ABCs of a Branching and Merging Strategy

[article]
Summary:

Branching is both simple and complex.  For many, it is challenging to know where to begin.  This article hopes to provide a starting point, by highlighting branching concepts, providing reasons for branching, and suggesting an approach to establish a branching and merging strategy.

When establishing a branching/merging strategy and corresponding model, it is important to involve project management since this strategy directly impacts application development. They should be part of the branching strategy decision process, understand the pros and cons to branching, and have knowledge of the effort involved in branching and not branching. This ensures that project expectations are set from the beginning.

It is also important to note that the CM tool being used plays a key role in branching and merging. Some CM tools are better at branching and merging than others. It is important to select and use a CM tool that can support the strategy for application development.

Key Concepts
A branch is an isolated instance of an existing development baseline. Within a branching model, the root development baseline may be known as the trunk and sometimes referred to as the main branch. A new branch can be based on the trunk or another branch. When a new branch is created from the trunk or another branch, the trunk or branch is known as the parent of the new branch.

The items within a branch (whether physical or virtual) are initially identical to the parent. Over time, the items in a branch will evolve and become different to the parent due to the modification, creation, or deletion of the items within the branch.

The reason the terms branch and trunk are used is that they mirror the look of a tree when shown graphically. The figure below illustrates this:

 


mmnov03-1


Figure 1

Each branch should have a unique name (e.g., branch A.1) to differentiate it from other branches. The overall branch path should include the trunk name, any parent branch name(s), and the unique branch name (e.g., /Trunk/Branch A/Branch A.1) for clear identification. This not only uniquely identifies the branch, but provides the ancestry of the branch back to the trunk. This information will be beneficial in understanding the relationship amongst branches particularly when items within a branch are to merge with items from another ancestor branch.

<--pagebreak-->A merge is an action that combines an item on one branch with the same named item that resides on another branch. In order for the merge to properly occur, the branches in which the items live must have a common ancestor. For example, foo.c resides on branch A.1 and has been modified. The same foo.c file also resides in branch A and has also been modified. Because both versions reside on branches with the same ancestor (in this case, branch A is the parent branch for branch A.1), then merging may occur.

A label is a tag that affixes itself to specific versions of items within a branch. A branch by itself is generally dynamic, meaning that items can change within it. Applying a label to the items within a branch provides a static identification of the baseline at a given point in time. Typically, labels are placed on items within a branch that represents a milestone however small. This may include a successfully completed engineering integration build, a package for test, or release deliverables targeted for production.

Reasons for Branching
Should you branch? In a nutshell, the primary reason to branch is if concurrent or parallel development must occur. This is described as the need to perform two or more isolated lines of development on the same baseline of code but for different purposes.

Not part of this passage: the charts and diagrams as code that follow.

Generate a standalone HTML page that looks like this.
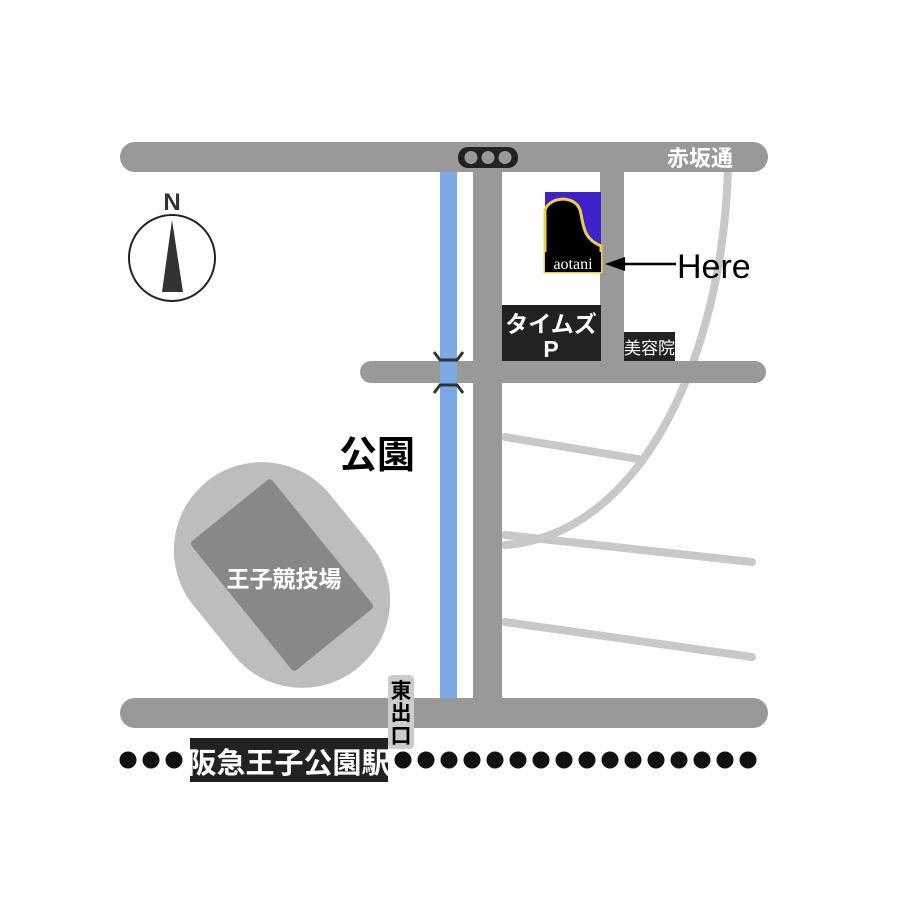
<!DOCTYPE html>
<html><head><meta charset="utf-8"><style>
html,body{margin:0;padding:0;background:#fff;}
svg{display:block;}
text{font-family:"Liberation Sans","Noto Sans CJK JP",sans-serif;}
</style></head><body>
<svg width="908" height="908" viewBox="0 0 908 908" xmlns="http://www.w3.org/2000/svg">
<rect width="908" height="908" fill="#fff"/>
<g stroke="#c8c8c8" stroke-width="8" fill="none" stroke-linecap="round">
<path d="M728,170 C722,360 640,535 505,545"/>
<line x1="505" y1="437" x2="638" y2="459"/>
<line x1="505" y1="535" x2="752" y2="562"/>
<line x1="505" y1="622" x2="752" y2="657"/>
</g>
<g transform="translate(282,575) rotate(-39)">
<rect x="-88" y="-120" width="176" height="240" rx="88" fill="#bdbdbd"/>
<rect x="-52" y="-83" width="104" height="166" rx="4" fill="#888"/>
</g>
<text x="284" y="587" font-size="23" fill="#fff" text-anchor="middle" font-weight="bold">王子競技場</text>
<g stroke="#999" stroke-linecap="round" fill="none">
<line x1="135" y1="157" x2="753" y2="157" stroke-width="30"/>
<line x1="135" y1="713" x2="753" y2="713" stroke-width="30"/>
<line x1="371" y1="372" x2="755" y2="372" stroke-width="22"/>
</g>
<rect x="473" y="157" width="29" height="556" fill="#999"/>
<rect x="600" y="157" width="24" height="215" fill="#999"/>
<rect x="440" y="172" width="17" height="526" fill="#7aa9e6"/>
<g stroke="#333" stroke-width="3" fill="none">
<path d="M434,352 L440,360 L457,360 L463,352"/>
<path d="M434,393 L440,385 L457,385 L463,393"/>
</g>
<rect x="458" y="147" width="60" height="21" rx="10" fill="#222"/>
<circle cx="471" cy="157.5" r="6.5" fill="#999"/>
<circle cx="488" cy="157.5" r="6.5" fill="#999"/>
<circle cx="505" cy="157.5" r="6.5" fill="#999"/>
<text x="700" y="166" font-size="22" fill="#fff" text-anchor="middle" font-weight="bold">赤坂通</text>
<circle cx="172" cy="258" r="43" fill="#fff" stroke="#222" stroke-width="2"/>
<polygon points="172,220 162,292 183,292" fill="#333"/>
<text x="172" y="210" font-size="24" fill="#333" text-anchor="middle" font-weight="bold">N</text>
<rect x="545" y="192" width="56" height="80" fill="#3c22c8"/>
<path d="M545,272 L545,210 C550,196 575,195 580,210 C584,225 582,238 601,246 L601,272 Z" fill="#000" stroke="#f0d040" stroke-width="3"/>
<rect x="545" y="252" width="56" height="20" fill="#000"/>
<text x="573" y="269" font-size="16" fill="#fff" text-anchor="middle" style="font-family:'Liberation Serif',serif">aotani</text>
<line x1="618" y1="264" x2="676" y2="264" stroke="#000" stroke-width="2.5"/>
<polygon points="605,264 625,257 625,271" fill="#000"/>
<text x="677" y="278" font-size="34" fill="#000">Here</text>
<rect x="502" y="305" width="99" height="56" fill="#222"/>
<text x="551" y="332" font-size="23" fill="#fff" text-anchor="middle" font-weight="bold">タイムズ</text>
<text x="551" y="357" font-size="23" fill="#fff" text-anchor="middle" font-weight="bold">P</text>
<rect x="624" y="332" width="51" height="29" fill="#222"/>
<text x="649.5" y="354" font-size="17" fill="#fff" text-anchor="middle">美容院</text>
<text x="377" y="468" font-size="38" fill="#000" text-anchor="middle" font-weight="bold">公園</text>
<g fill="#111">
<circle cx="128" cy="760" r="8.5"/><circle cx="151" cy="760" r="8.5"/><circle cx="174" cy="760" r="8.5"/>
<circle cx="403" cy="760" r="8.5"/><circle cx="426" cy="760" r="8.5"/><circle cx="449" cy="760" r="8.5"/>
<circle cx="472" cy="760" r="8.5"/><circle cx="495" cy="760" r="8.5"/><circle cx="518" cy="760" r="8.5"/>
<circle cx="541" cy="760" r="8.5"/><circle cx="564" cy="760" r="8.5"/><circle cx="587" cy="760" r="8.5"/>
<circle cx="610" cy="760" r="8.5"/><circle cx="633" cy="760" r="8.5"/><circle cx="656" cy="760" r="8.5"/>
<circle cx="679" cy="760" r="8.5"/><circle cx="702" cy="760" r="8.5"/><circle cx="725" cy="760" r="8.5"/>
<circle cx="748" cy="760" r="8.5"/>
</g>
<rect x="190" y="738" width="198" height="44" fill="#222"/>
<text x="289" y="773" font-size="29" fill="#fff" text-anchor="middle" font-weight="bold">阪急王子公園駅</text>
<rect x="388" y="675" width="26" height="74" rx="4" fill="#ccc"/>
<text x="401" y="698" font-size="21" fill="#000" text-anchor="middle" font-weight="bold">東</text>
<text x="401" y="720" font-size="21" fill="#000" text-anchor="middle" font-weight="bold">出</text>
<text x="401" y="743" font-size="21" fill="#000" text-anchor="middle" font-weight="bold">口</text>
</svg>
</body></html>
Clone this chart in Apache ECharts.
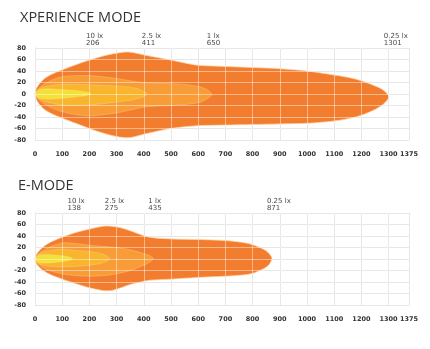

If there is a need for branching, a project release branch may be used to isolate the project work from the main line which may represent what is in production (therefore, you would not want to corrupt production with less than production-ready code). This is branching in its most simple form, however, there are more complex reasons for branching.

Reasons for parallel development at a project level may include (but not limited to):

  • Working on two or more project releases (this may include major releases, minor release, customer specials, prototypes, platform conversions, etc.)
  • Working on a project release and on bug fixes/patches for a previous release(s)
  • Reasons for parallel development within a project may include (but not limited to):
  1. Working with other sites (site specific branch)
  2. Working with several colleagues at the same site (shared branch)
  3. Working within a private workspaces (user specific private branch)

There is no limit to the number of branches that can exist. A branch and merge strategy should be designed prior to creating branches, though, to first ensure that branching is needed and secondly to ensure that the branch structure under consideration will work for the project. Too many branches may make development too complex to follow and too few branches may constrain development.

Many project teams perform development from the trunk or main branch because they follow the serial development approach. However, some project teams end up performing some level of parallel development on the trunk or main branch and this is where problems may begin. The important point is to recognize the need for branching before and prepare a strategy for it. Conversely, many project managers make a decision to perform parallel development, but are not sufficiently informed of the complexity and effort. It is the job of the SCM professional to raise this awareness so they can understand the appropriate reasons for branching (or not branching).

Types of Branches
There can be various types of branches. As mentioned in the previous section, the branch structure starts with the trunk or main branch. Beyond this, the branch type should depend on the need. Some branch types may include (but not limited to):

  • Project branch: If the project is large, then this branch may be used to merge stable pieces of code. If the project is small, than this branch may be used as the integration branch for all development changes. This branch type may be used when stability is needed and would be used in conjunction with an integration branch. It is typically backed by the trunk.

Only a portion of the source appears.